Virtual-Life Games Quiz: Can You Spot the Fake Fake World?

image

Still from a Game of Thrones MMORPG trailer. (Winter Is Coming/YouTube)

Thanks to the HBO series Game of Thrones and the modern phenomenon of binge-watching, I have lost vast swaths of discretionary time over the past few years. Some endeavoring sociology grad student could get a PhD thesis out of this: How much collective national productivity have we thrown away thanks to binge-watching and digital distribution? I bet you could find a hard-number effect on the GDP.

Anyway, reports this week suggest that the long-delayed Game of Thrones online video game is finally getting some traction, which could prove to be another massive time-suck for fans of a certain intensity. The game is being designed as an MMORPG (Massively Multiplayer Online Role Playing Game), the industry’s most unwieldy acronym. These are the games like Everquest and World of Warcraft, in which players create an alter ego and live an entire virtual life in the game’s always-on, 24/7 perpetual world.

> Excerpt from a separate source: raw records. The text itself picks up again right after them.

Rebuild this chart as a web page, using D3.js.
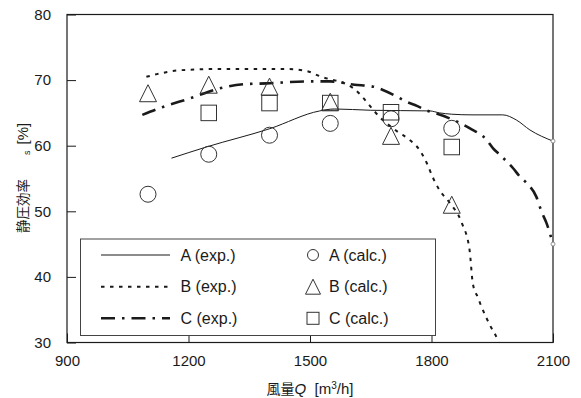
<!DOCTYPE html>
<html><head><meta charset="utf-8">
<script src="https://cdn.jsdelivr.net/npm/d3@7/dist/d3.min.js"></script>
<style>
html,body{margin:0;padding:0;background:#fff;}
text{font-family:"Liberation Sans",Arial,sans-serif;fill:#1a1a1a;}
</style></head>
<body>
<svg id="c" width="581" height="398"></svg>
<script>
// ---- data ----
const xTicks = [900, 1200, 1500, 1800, 2100];
const yTicks = [30, 40, 50, 60, 70, 80];

const aExpQ = [1158, 1244, 1401, 1524, 1560, 1650, 1796, 1820, 1850, 1900, 1976, 2010, 2043, 2100];
const aExpV = [58.1, 59.8, 62.6, 65.3, 65.6, 65.4, 65.3, 65.0, 64.8, 64.7, 64.7, 63.9, 62.4, 60.7];

const bExpQ = [1096, 1129, 1178, 1277, 1442, 1491, 1524, 1606, 1680, 1717, 1746, 1771, 1788, 1803, 1820, 1845, 1875, 1894, 1902, 1915, 1923, 1936, 1948, 1961, 1965];
const bExpV = [70.5, 71.0, 71.5, 71.7, 71.7, 71.4, 70.6, 68.8, 63.9, 62.1, 60.9, 59.3, 57.4, 55.2, 53.2, 51.3, 48.2, 44.1, 39.0, 36.8, 35.5, 33.7, 32.2, 30.7, 30.0];

const cExpQ = [1086, 1137, 1203, 1277, 1343, 1393, 1491, 1549, 1610, 1656, 1680, 1714, 1738, 1759, 1796, 1812, 1862, 1895, 1936, 1952, 1969, 2001, 2018, 2035, 2059, 2072, 2084, 2100];
const cExpV = [64.7, 65.9, 67.2, 68.75, 69.4, 69.5, 69.8, 69.8, 69.3, 69.0, 68.5, 67.5, 66.7, 66.2, 65.2, 64.9, 63.7, 62.65, 60.9, 59.6, 58.6, 56.6, 55.3, 54.3, 52.2, 49.9, 48.2, 45.0];

const aCalcQ = [1100, 1250, 1400, 1550, 1700, 1850];
const aCalcV = [52.6, 58.7, 61.6, 63.4, 64.1, 62.65];
const bCalcQ = [1100, 1250, 1400, 1550, 1700, 1850];
const bCalcV = [68.0, 69.3, 69.0, 66.7, 61.5, 51.0];
const cCalcQ = [1250, 1400, 1550, 1700, 1850];
const cCalcV = [65.0, 66.5, 66.5, 65.1, 59.8];

const legendLines = ["A (exp.)", "B (exp.)", "C (exp.)"];
const legendMarks = ["A (calc.)", "B (calc.)", "C (calc.)"];

// ---- chart ----
const svg = d3.select("#c");
const x = d3.scaleLinear().domain([900, 2100]).range([67, 553]);
const y = d3.scaleLinear().domain([30, 80]).range([342.5, 14.5]);
const ink = "#1a1a1a";

const zip = (q, v) => q.map((d, i) => [d, v[i]]);
const line = d3.line().x(d => x(d[0])).y(d => y(d[1])).curve(d3.curveMonotoneX);

// axes with inward ticks
const xAxis = d3.axisBottom(x).tickValues(xTicks).tickFormat(d3.format("d")).tickSize(-9).tickSizeOuter(0).tickPadding(13);
const gx = svg.append("g").attr("transform", `translate(0,${y(30)})`).call(xAxis);
const yAxis = d3.axisLeft(y).tickValues(yTicks).tickFormat(d3.format("d")).tickSize(-9).tickSizeOuter(0).tickPadding(16);
const gy = svg.append("g").attr("transform", `translate(${x(900)},0)`).call(yAxis);
[gx, gy].forEach(g => {
  g.select(".domain").remove();
  g.selectAll("line").attr("stroke", ink);
  g.selectAll("text").attr("font-size", 15).attr("font-family", '"Liberation Sans",Arial,sans-serif').attr("fill", ink);
});

// frame
svg.append("rect").attr("x", x(900)).attr("y", y(80))
  .attr("width", x(2100) - x(900)).attr("height", y(30) - y(80))
  .attr("fill", "none").attr("stroke", ink).attr("stroke-width", 1.2);

// lines
const styles = {
  A: {dash: null, w: 1},
  B: {dash: "3.5,5.5", w: 2},
  C: {dash: "14,7,2.5,7", w: 2.6}
};
const series = [["A", zip(aExpQ, aExpV)], ["B", zip(bExpQ, bExpV)], ["C", zip(cExpQ, cExpV)]];
series.forEach(([k, d]) => {
  svg.append("path").attr("d", line(d)).attr("fill", "none").attr("stroke", ink)
    .attr("stroke-width", styles[k].w).attr("stroke-dasharray", styles[k].dash);
});
// small end marks on right axis
[zip(aExpQ, aExpV), zip(cExpQ, cExpV)].forEach(d => {
  const p = d[d.length - 1];
  svg.append("circle").attr("cx", x(p[0])).attr("cy", y(p[1])).attr("r", 2)
    .attr("fill", "#fff").attr("stroke", "#777").attr("stroke-width", 0.8);
});

// marker shapes
function marker(g, type, cx, cy, s) {
  if (type === "circle") {
    g.append("circle").attr("cx", cx).attr("cy", cy).attr("r", s / 2);
  } else if (type === "tri") {
    const h = s;
    g.append("path").attr("d", `M${cx},${cy - h / 2}L${cx + s / 2},${cy + h / 2}L${cx - s / 2},${cy + h / 2}Z`);
  } else {
    g.append("rect").attr("x", cx - s / 2).attr("y", cy - s / 2).attr("width", s).attr("height", s);
  }
}
const mg = svg.append("g").attr("fill", "none").attr("stroke", "#333").attr("stroke-width", 1);
zip(cCalcQ, cCalcV).forEach(d => marker(mg, "sq", x(d[0]), y(d[1]), 15.5));
zip(bCalcQ, bCalcV).forEach(d => marker(mg, "tri", x(d[0]), y(d[1]), 17));
zip(aCalcQ, aCalcV).forEach(d => marker(mg, "circle", x(d[0]), y(d[1]), 16));

// legend
const L = svg.append("g");
L.append("rect").attr("x", 80.5).attr("y", 239).attr("width", 355).attr("height", 96.5)
  .attr("fill", "#fff").attr("stroke", "#444").attr("stroke-width", 1);
const rowY = [255, 286.7, 318.3];
const keys = ["A", "B", "C"];
const mtypes = ["circle", "tri", "sq"];
const msz = [11, 15, 12];
keys.forEach((k, i) => {
  L.append("line").attr("x1", 101).attr("x2", 170).attr("y1", rowY[i]).attr("y2", rowY[i])
    .attr("stroke", ink).attr("stroke-width", styles[k].w).attr("stroke-dasharray", styles[k].dash);
  L.append("text").attr("x", 180.5).attr("y", rowY[i]).attr("dy", "0.36em").attr("font-size", 16).text(legendLines[i]);
  const g = L.append("g").attr("fill", "none").attr("stroke", "#333").attr("stroke-width", 1);
  marker(g, mtypes[i], 313, rowY[i], msz[i]);
  L.append("text").attr("x", 329).attr("y", rowY[i]).attr("dy", "0.36em").attr("font-size", 16).text(legendMarks[i]);
});

// axis titles
const xt = svg.append("text").attr("x", 310).attr("y", 394).attr("text-anchor", "middle").attr("font-size", 15);
xt.append("tspan").attr("font-family", '"Noto Sans CJK JP",sans-serif').attr("font-size", 14).text("風量");
xt.append("tspan").attr("font-style", "italic").text("Q");
xt.append("tspan").text("\u00a0\u00a0[m");
xt.append("tspan").attr("font-size", 10).attr("dy", -5).text("3");
xt.append("tspan").attr("dy", 5).text("/h]");

const yt = svg.append("text").attr("transform", "translate(28,233) rotate(-90)").attr("text-anchor", "start").attr("font-size", 15);
yt.append("tspan").attr("font-family", '"Noto Sans CJK JP",sans-serif').attr("font-size", 13.5).text("静圧効率");
yt.append("tspan").attr("font-size", 9).attr("dx", 24).attr("dy", 2).text("s");
yt.append("tspan").attr("dy", -2).attr("dx", 6).text("[%]");
</script>
</body></html>
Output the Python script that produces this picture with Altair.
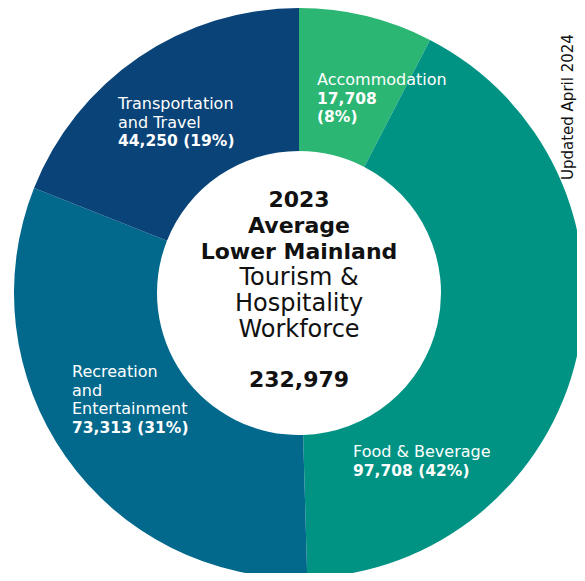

There are hundreds of MMORPGs out there, with thousands — even hundreds of thousands — of people interacting online for hours and days at a time. The worlds are often based around fantasy or science fiction, but there are many other variants — including some game premises that are pretty far out there.

Check out the list of virtual world MMORPGs below. Some are still going, some are now defunct, and three are entirely fake. Can you spot the fake fake worlds? (No fair using a search engine.)

1. Club Penguin: Live a whole new life using your penguin avatar in a winter-themed world, with a variety of games and activities. You know, for kids.

2. Urban Dead: Fight zombies as a human survivor, or eat brains as a proud member of the mindless, shambling undead. If you die as a human survivor, you automatically switch to the zombie team.

3. Toontown Online: Fight back against hostile corporate robots by becoming an old-school, Saturday-morning-style cartoon and deploying classic gags — banana peels, seltzer bottles, dropping anvils, etc.

4. Bachelor World: Create your own carefree bachelor alter ego — complete with filthy apartment — in this bizarre multiplayer game set in 1970s Cleveland.

5. Sociolotron: Fight monsters, wield ancient magic, and have virtual sex in a 21-and-over game world.

6. Hello Kitty Online: Help Hello Kitty fight a “mysterious and malevolent power.”

7. Scotsmen! Ever heard of the Scottish Mafia? Of course not, and that’s just how they like it in this Gaelic crime-syndicate simulator.

8. Continuum: Abandon the third dimension entirely and live forever in a frictionless, 2D cosmic world.

9. Blackout Rugby: Manage a virtual New Zealand rugby team by scheduling practices, designing stadiums, and hiring and firing personnel.

10. Third Life: Try, try again in a virtual world exclusively for those who have managed to screw up both their real lives and Second Life.

(OK, #4, #7, and #10 are not actual virtual worlds. Not yet at least.)